Man packt ein Brötchen, ein Auto, einen Fernseher usw. in einen Warenkorb und sieht nach, um wie viel sich der Preis im Laufe des Jahres verändert.
Ich wollte ihm diesen ausgemachten Blödsinn durch ein drastisches und nicht ernst gemeintes Gegenbeispiel klar machen. Mein Vorschlag:
Man packe für je 1000 DM Brötchen, Autos, Fernseher usw. in einen Warenkorb und sieht nach, um wie viel sich der Preis im Laufe des Jahres verändert.
Das hat ihn zwar durcheinander gebracht, aber er war zu dumm, um die Ironie meines nicht ernst gemeinten Vorschlags zu erkennen. Über Nacht hat er sich dann schlau gemacht: Man nehme immer so viel, wie eine Durchschnittsfamilie wirklich braucht. Tja, das hätte sogar ich mir damals denken können, mit weniger Ironie hätte ich dafür sogar eine gute Note bekommen. Pech gehabt.

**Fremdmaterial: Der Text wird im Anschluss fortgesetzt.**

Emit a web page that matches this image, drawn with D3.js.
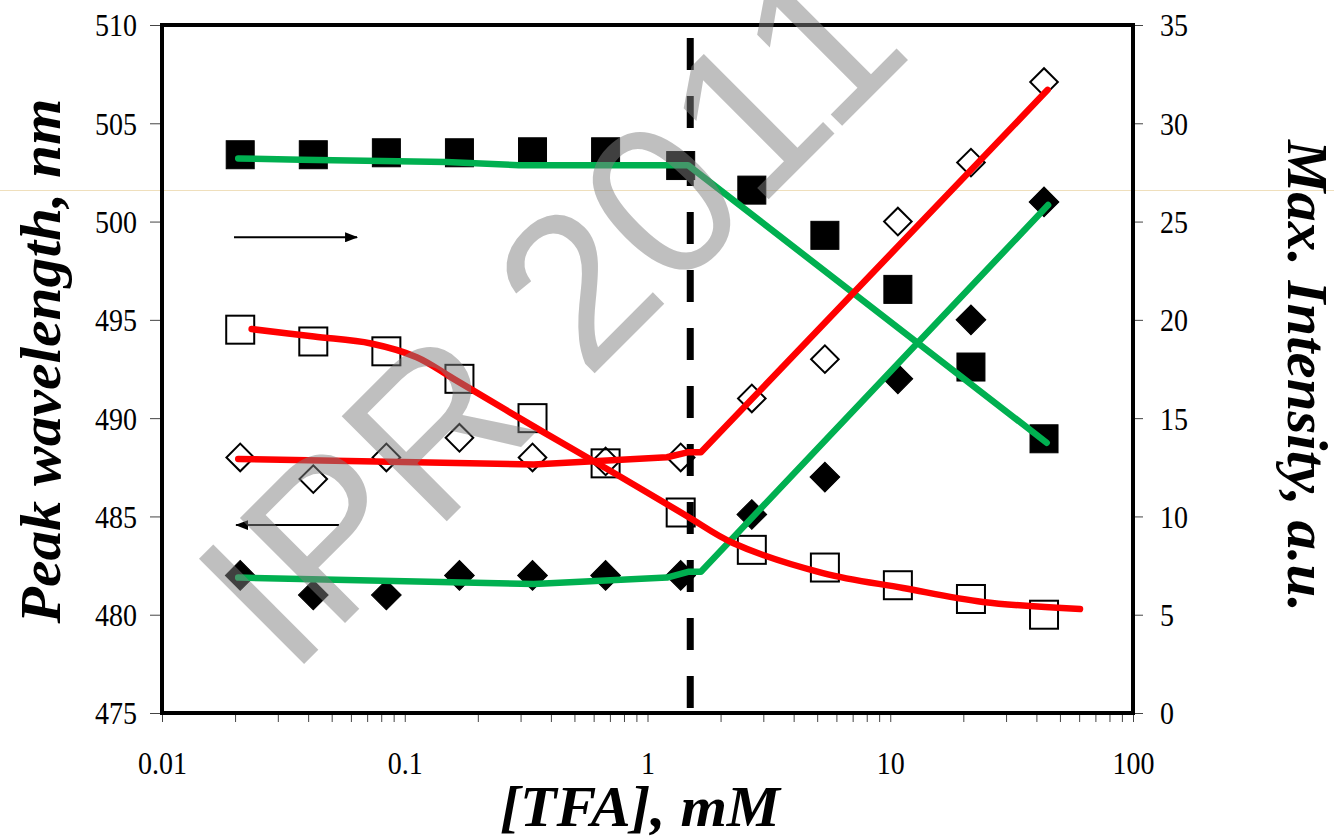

Deutschlehrerin: Was ist eigentlich ein Kondensator? Ein Klassenkamerad, der Radios bastelt, nach kurzem Abschätzen ihres Technik-IQ: »Ein elektrisches Bauteil, auf dem „pF“ steht.« Sie hatte die Ironie dieser Antwort übrigens verstanden und sich darüber köstlich amüsiert. (Anmerkung: die Kapazität kleiner Kondensatoren wird in picoFarad gemessen, dieser Wert ist üblicherweise aufgedruckt).
Diese meine Deutschlehrerin hat übrigens voll akzeptiert, dass es auf der Welt nicht nur Germanisten gibt. Ihr verdanke ich, dass ich meinen Schulabschluss (mit einem Not-4er in Deutsch) bestanden habe. Danke!
Ich möchte Euch noch einen aufschlussreichen Test ans Herz legen, den ich selbst mühevoll ausgearbeitet habe ;-)
1. Wie viel sind 3/4 von 2/3? (in den meisten Fällen keine Antwort)
2. Wie viel sind 2/3 von 3/4? (meistens: völlig klar: 2/4 = 1/2)
(Der Befragte erkennt in der Regel nicht, dass die Fragestellung auf die Multiplikation zweier Zahlen hinaus läuft. Die Faktoren einer Multiplikation dürfen wir beliebig vertauschen, also liefern beide Fragen das gleiche Ergebnis.)